Cadmium and zinc uptake and toxicity in two strains of Microcystis aeruginosa predicted by metal free ion activity and intracellular concentration

Microcystis aeruginosa is an important cyanobacteria widely found in numerous freshwater lakes. In this study, we examined the uptake and toxic effects of cadmium (Cd) and zinc (Zn) in non-toxic (Ma 469) and toxic (Ma 905) strains of Microcystis based on the metal free ion and cellular concentrations. We compared their uptake rates, pulse-amplitude-modulated parameters (maximum photosystem II quantum yield and operational quantum yield), cell-specific growth rates, and intracellular metal concentrations at different free Cd or Zn ion concentrations. Both strains exhibited a first-order uptake kinetics during the short-term (4 h) uptake experiment no matter whether ethylenediaminetetraacetic acid (EDTA) or nitrilotriacetic acid (NTA) was added.
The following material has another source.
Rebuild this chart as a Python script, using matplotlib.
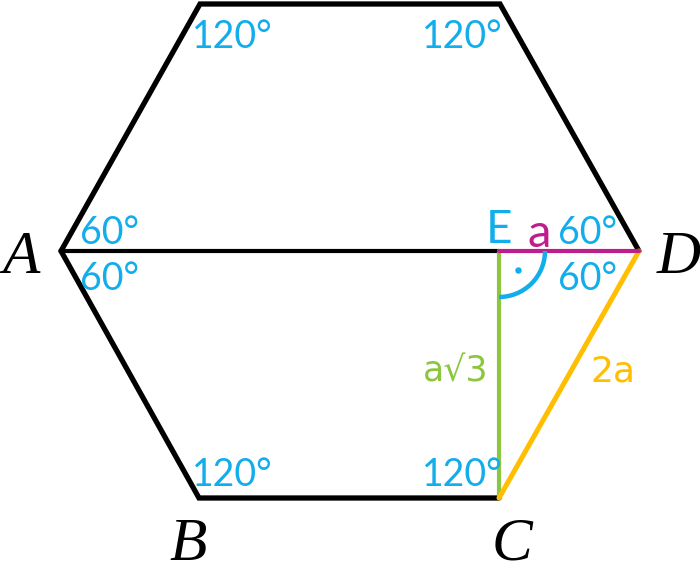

The free ion activity model (FIAM) explained the short-term uptake of Cd or Zn, but failed to predict the long-term (48 h) toxicity of Cd or Zn in the two strains. In contrast, the intracellular Cd or Zn concentration was more effective in explaining Cd or Zn toxicity in the two strains, indicating that the biotic ligand model (BLM) may be used to predict Cd or Zn toxicity in M. aeruginosa. Furthermore, the two strains exhibited similar sigmoid relationships between toxicity effects and intracellular Zn concentrations, but the Ma 905 was more tolerant of intracellular Cd toxicity than the Ma 469. Different Microcystis strains might have similar tolerance towards intracellular Zn toxicity. Our study provided important information for the assessment of metal toxicity in freshwater cyanobacteria.